Weiterhin ist positiv hervorzuheben, dass der Vertrag explizit die koordinierte Durchführung von Telekommunikations- und Energieprojekten unterstützt. Gerade für kommunale Anbieter, die oft in beiden Geschäftsfeldern aktiv sind, entstehen hier tatsächlich potenzielle Synergie- und Effizienzgewinne, beispielsweise durch die gemeinsame Nutzung von Tiefbauarbeiten.

​Fazit und Ausblick: Gute Ansätze, aber kritische Umsetzung bleibt offen

Der Koalitionsvertrag 2025 bietet grundsätzlich solide und ambitionierte Ansätze für die Telekommunikationswirtschaft. Allerdings bleiben zahlreiche Punkte bislang noch recht allgemein formuliert. Konkrete Zusagen zu Förderhöhen und Umsetzungsschritten fehlen noch und werden erst in den kommenden Haushaltsverhandlungen und Gesetzgebungsverfahren deutlich werden.

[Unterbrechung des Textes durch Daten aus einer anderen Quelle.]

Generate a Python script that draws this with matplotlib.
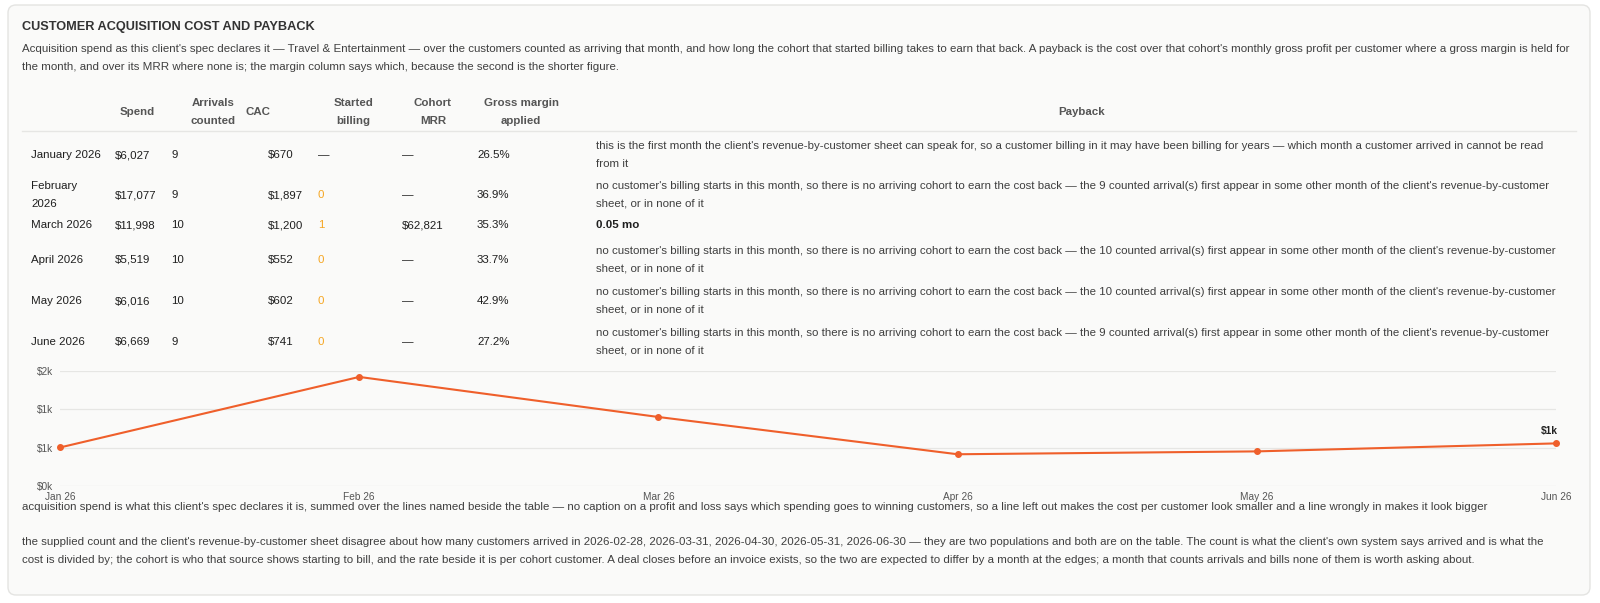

Gerade das angekündigte Beschleunigungsgesetz könnte tatsächlich eine echte Wende bedeuten – allerdings nur, wenn die Koalition hier endlich die föderalen und bürokratischen Blockaden auflösen kann.

Besonders kommunale Akteure könnten in den kommenden Jahren neue Chancen ergreifen. Entscheidend dafür wird aber nicht nur die formale Schaffung rechtlicher Rahmenbedingungen sein, sondern vielmehr die konkrete Umsetzung vor Ort. Für die Telekommunikationsbranche heißt es daher vorerst weiterhin:

„Einordnen, Fokussiere​n​ und Gestalten” – Die eigentliche Arbeit beginnt erst jetzt.